__Problem__. Copy all lines of the listing that include the string "matplotlib".

__Dataset content__.

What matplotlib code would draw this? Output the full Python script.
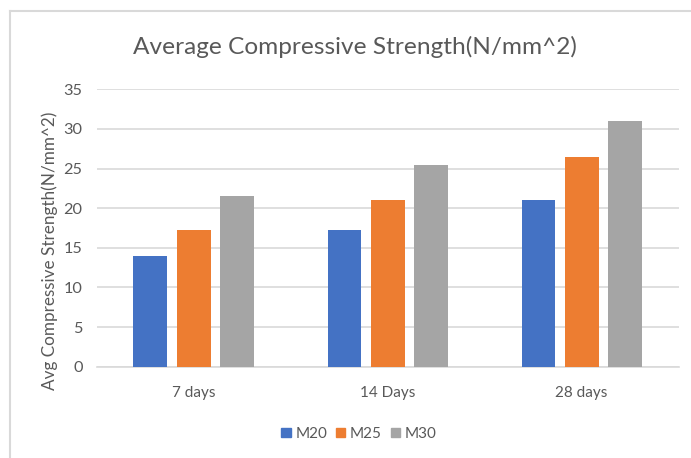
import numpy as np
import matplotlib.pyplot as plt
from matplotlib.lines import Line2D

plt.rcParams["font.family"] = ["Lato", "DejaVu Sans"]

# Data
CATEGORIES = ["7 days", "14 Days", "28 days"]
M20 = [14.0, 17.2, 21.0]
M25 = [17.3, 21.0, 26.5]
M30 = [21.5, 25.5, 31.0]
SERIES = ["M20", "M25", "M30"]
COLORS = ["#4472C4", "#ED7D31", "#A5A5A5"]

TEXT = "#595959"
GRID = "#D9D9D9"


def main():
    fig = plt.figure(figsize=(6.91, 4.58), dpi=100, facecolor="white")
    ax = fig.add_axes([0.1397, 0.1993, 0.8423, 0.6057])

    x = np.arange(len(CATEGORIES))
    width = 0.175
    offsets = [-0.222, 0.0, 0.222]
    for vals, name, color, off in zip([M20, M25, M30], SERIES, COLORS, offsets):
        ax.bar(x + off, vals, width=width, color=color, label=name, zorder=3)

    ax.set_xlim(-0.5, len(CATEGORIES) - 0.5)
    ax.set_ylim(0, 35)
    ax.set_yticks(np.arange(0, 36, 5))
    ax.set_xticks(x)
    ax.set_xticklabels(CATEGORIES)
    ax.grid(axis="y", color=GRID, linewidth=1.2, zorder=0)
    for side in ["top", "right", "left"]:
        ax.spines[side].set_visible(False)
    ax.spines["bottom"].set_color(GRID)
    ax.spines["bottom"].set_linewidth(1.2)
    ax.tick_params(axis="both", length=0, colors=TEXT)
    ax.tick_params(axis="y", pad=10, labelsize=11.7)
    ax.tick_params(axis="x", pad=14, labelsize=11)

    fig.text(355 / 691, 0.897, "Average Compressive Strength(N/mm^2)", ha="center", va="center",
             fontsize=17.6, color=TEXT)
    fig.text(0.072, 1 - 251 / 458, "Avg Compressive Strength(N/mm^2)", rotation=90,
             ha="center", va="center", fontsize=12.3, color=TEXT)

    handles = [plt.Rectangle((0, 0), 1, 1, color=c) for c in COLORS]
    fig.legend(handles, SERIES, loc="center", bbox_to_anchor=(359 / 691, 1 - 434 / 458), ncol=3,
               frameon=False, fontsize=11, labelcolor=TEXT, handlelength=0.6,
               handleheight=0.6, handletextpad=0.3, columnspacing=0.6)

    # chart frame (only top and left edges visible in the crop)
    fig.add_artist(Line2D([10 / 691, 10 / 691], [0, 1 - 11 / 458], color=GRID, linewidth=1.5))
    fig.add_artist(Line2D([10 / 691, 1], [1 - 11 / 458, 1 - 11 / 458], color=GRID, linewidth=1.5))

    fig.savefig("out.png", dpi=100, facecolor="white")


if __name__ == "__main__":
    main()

__Full solution__.
What matplotlib code would draw this? Output the full Python script.
import matplotlib.pyplot as plt
from matplotlib.lines import Line2D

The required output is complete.